Ce matin même, une opération de toute évidence préparée depuis quelque temps a été menée, là encore avec le souci constant de protéger nos concitoyens.

M. Roland Courteau. Ce n'est pas la question !

M. Édouard Philippe, Premier ministre. Vous m'interrogez sur la concentration qui doit être celle d'un ministre de l'intérieur, ce qui vaut aussi, d'ailleurs, pour tous les membres d'un gouvernement.

Je partage parfaitement votre opinion, madame la sénatrice : oui, les ministres doivent se consacrer pleinement à leur tâche. C'est la raison pour laquelle aucun des membres du gouvernement que j'ai l'honneur de conduire ne dirige un exécutif local.

Mme Laurence Rossignol. Ils y pensent très fort !

M. Édouard Philippe, Premier ministre. Vous reconnaîtrez avec moi que cela n'a pas toujours été le cas lors des deux quinquennats précédents… (Mme Sophie Primas s'exclame.)

L'implication et la concentration d'un ministre qui sert le Gouvernement, son pays et ses concitoyens doivent être entières. C'est d'ailleurs ce qu'a dit Gérard Collomb voilà deux semaines, considérant qu'il devrait quitter le Gouvernement lorsqu'il serait en campagne. Reconnaissez, madame la sénatrice, que cette attitude n'a pas toujours été celle de responsables ministériels qui étaient par ailleurs candidats à des élections. (M. André Gattolin applaudit. – Exclamations sur des travées du groupe Les Républicains.) Je me contente, sans aucun esprit polémique,…

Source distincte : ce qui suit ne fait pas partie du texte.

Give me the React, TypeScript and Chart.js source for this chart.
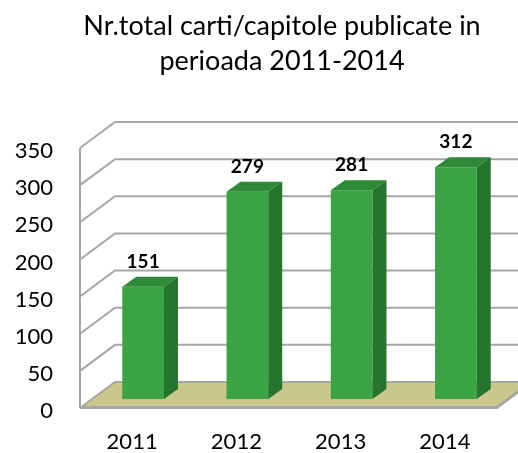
import React, { useEffect, useRef } from "react";
import { Chart, registerables } from "chart.js";

Chart.register(...registerables);

const titleLines = ["Nr.total carti/capitole publicate in", "perioada 2011-2014"];
const categories = ["2011", "2012", "2013", "2014"];
const values = [151, 279, 281, 312];
const yTickValues = [0, 50, 100, 150, 200, 250, 300, 350];

const FONT = "Lato, 'Open Sans', sans-serif";
const FRONT = "#3ca344";
const TOP = "#2e8a36";
const SIDE = "#26752c";
const FLOOR = "#c9c78b";
const GRID = "#a6a6a6";

// 3D projection offsets (pixels)
const FLOOR_DX = 35;
const FLOOR_DY = -26;
const BAR_OFF_DX = 11;
const BAR_OFF_DY = -9;
const BAR_DEPTH_DX = 14;
const BAR_DEPTH_DY = -10;

const titlePlugin = {
  id: "customTitle",
  afterDraw(chart: any) {
    const { ctx } = chart;
    ctx.save();
    ctx.fillStyle = "#000";
    ctx.font = `27px ${FONT}`;
    ctx.textAlign = "center";
    ctx.textBaseline = "middle";
    titleLines.forEach((line, i) => {
      ctx.fillText(line, 282, 26 + i * 35);
    });
    ctx.restore();
  },
};

const threeD = {
  id: "threeD",
  beforeDatasetsDraw(chart: any) {
    const { ctx, chartArea, scales } = chart;
    const { left, right, top, bottom } = chartArea;
    const y = scales.y;
    ctx.save();
    // floor
    ctx.fillStyle = FLOOR;
    ctx.beginPath();
    ctx.moveTo(left, bottom);
    ctx.lineTo(left + FLOOR_DX, bottom + FLOOR_DY);
    ctx.lineTo(right + FLOOR_DX, bottom + FLOOR_DY);
    ctx.lineTo(right, bottom);
    ctx.closePath();
    ctx.fill();
    // grid lines: left wall diagonals + back wall
    ctx.strokeStyle = GRID;
    ctx.lineWidth = 2;
    yTickValues.forEach((v) => {
      const yy = y.getPixelForValue(v);
      ctx.beginPath();
      ctx.moveTo(left, yy);
      ctx.lineTo(left + FLOOR_DX, yy + FLOOR_DY);
      ctx.lineTo(right + FLOOR_DX, yy + FLOOR_DY);
      ctx.stroke();
    });
    // front vertical axis
    ctx.beginPath();
    ctx.moveTo(left, top);
    ctx.lineTo(left, bottom);
    ctx.stroke();
    // floor front edge
    ctx.lineWidth = 3;
    ctx.beginPath();
    ctx.moveTo(left, bottom - 0.5);
    ctx.lineTo(right, bottom - 0.5);
    ctx.lineTo(right + FLOOR_DX, bottom + FLOOR_DY - 0.5);
    ctx.stroke();
    ctx.restore();
    ctx.save();
    ctx.translate(BAR_OFF_DX, BAR_OFF_DY);
  },
  afterDatasetsDraw(chart: any) {
    const { ctx } = chart;
    ctx.restore();
    const meta = chart.getDatasetMeta(0);
    ctx.save();
    meta.data.forEach((bar: any, i: number) => {
      const p = bar.getProps(["x", "y", "base", "width"], true);
      const l = p.x - p.width / 2 + BAR_OFF_DX;
      const r = p.x + p.width / 2 + BAR_OFF_DX;
      const t = p.y + BAR_OFF_DY;
      const b = p.base + BAR_OFF_DY;
      ctx.fillStyle = TOP;
      ctx.beginPath();
      ctx.moveTo(l, t);
      ctx.lineTo(l + BAR_DEPTH_DX, t + BAR_DEPTH_DY);
      ctx.lineTo(r + BAR_DEPTH_DX, t + BAR_DEPTH_DY);
      ctx.lineTo(r, t);
      ctx.closePath();
      ctx.fill();
      ctx.fillStyle = SIDE;
      ctx.beginPath();
      ctx.moveTo(r, t);
      ctx.lineTo(r + BAR_DEPTH_DX, t + BAR_DEPTH_DY);
      ctx.lineTo(r + BAR_DEPTH_DX, b + BAR_DEPTH_DY);
      ctx.lineTo(r, b);
      ctx.closePath();
      ctx.fill();
      ctx.fillStyle = "#000";
      ctx.font = `bold 19px ${FONT}`;
      ctx.textAlign = "center";
      ctx.textBaseline = "middle";
      ctx.fillText(String(values[i]), p.x + BAR_OFF_DX, t - 25);
    });
    ctx.restore();
  },
};

export default function App() {
  const canvasRef = useRef<HTMLCanvasElement>(null);

  useEffect(() => {
    document.body.style.margin = "0";
    const canvas = canvasRef.current;
    if (!canvas) return;
    const chart = new Chart(canvas, {
      type: "bar",
      data: {
        labels: categories,
        datasets: [
          {
            data: values,
            backgroundColor: FRONT,
            borderWidth: 0,
            barPercentage: 0.4,
            categoryPercentage: 1,
            clip: false as any,
          },
        ],
      },
      options: {
        animation: false,
        responsive: true,
        maintainAspectRatio: false,
        layout: { padding: { left: 0, right: 21, top: 148, bottom: 0 } },
        plugins: {
          legend: { display: false },
          tooltip: { enabled: false },
          title: { display: false },
        },
        scales: {
          x: {
            grid: { display: false, drawTicks: false },
            border: { display: false },
            afterFit: (scale: any) => {
              scale.height = 45;
            },
            ticks: {
              color: "#000",
              font: { family: FONT, size: 22, lineHeight: 1 },
              padding: 23,
            },
          },
          y: {
            min: 0,
            max: 350,
            grid: { display: false, drawTicks: false },
            border: { display: false },
            afterFit: (scale: any) => {
              scale.width = 80;
            },
            afterBuildTicks: (scale: any) => {
              scale.ticks = yTickValues.map((v) => ({ value: v }));
            },
            ticks: {
              color: "#000",
              font: { family: FONT, size: 22 },
              padding: 27,
              labelOffset: 3,
            },
          },
        },
      },
      plugins: [threeD, titlePlugin],
    });
    return () => chart.destroy();
  }, []);

  return (
    <div style={{ position: "relative", width: "518px", height: "453px" }}>
      <canvas ref={canvasRef} />
    </div>
  );
}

Un sénateur du groupe Les Républicains. Aucun, en effet… (Sourires sur les travées du groupe Les Républicains.)

M. Édouard Philippe, Premier ministre. … de pointer cette différence.

Vous avez également évoqué des articles de presse parus ce jour et hier soir, madame la sénatrice.

Sur ce point, ma réponse sera d'une parfaite clarté. Aux termes de l'article 21 de la Constitution, le Premier ministre dirige toute l'action du Gouvernement. Jamais je ne laisserai le début du commencement d'une hésitation pointer à ce sujet.

Aux termes de l'article 8, il lui revient de proposer au Président de la République la nomination ou la fin de fonctions des membres du Gouvernement.

Je prendrai donc mes responsabilités et j'aurai l'occasion de faire au Président de la République les propositions que les dispositions constitutionnelles prévoient et réservent au Premier ministre ! (Applaudissements sur des travées du groupe La République En Marche et sur des travées du groupe Union Centriste.)

M. François Grosdidier. Le plus tôt sera le mieux !

M. le président. La parole est à Mme Jacqueline Eustache-Brinio, pour la réplique, en quelques secondes.

Mme Jacqueline Eustache-Brinio. Monsieur le Premier ministre, ma question était très claire : M. Collomb va-t-il rester au Gouvernement ? Vous n'y avez évidemment pas répondu ! (Applaudissements sur les travées du groupe Les Républicains.)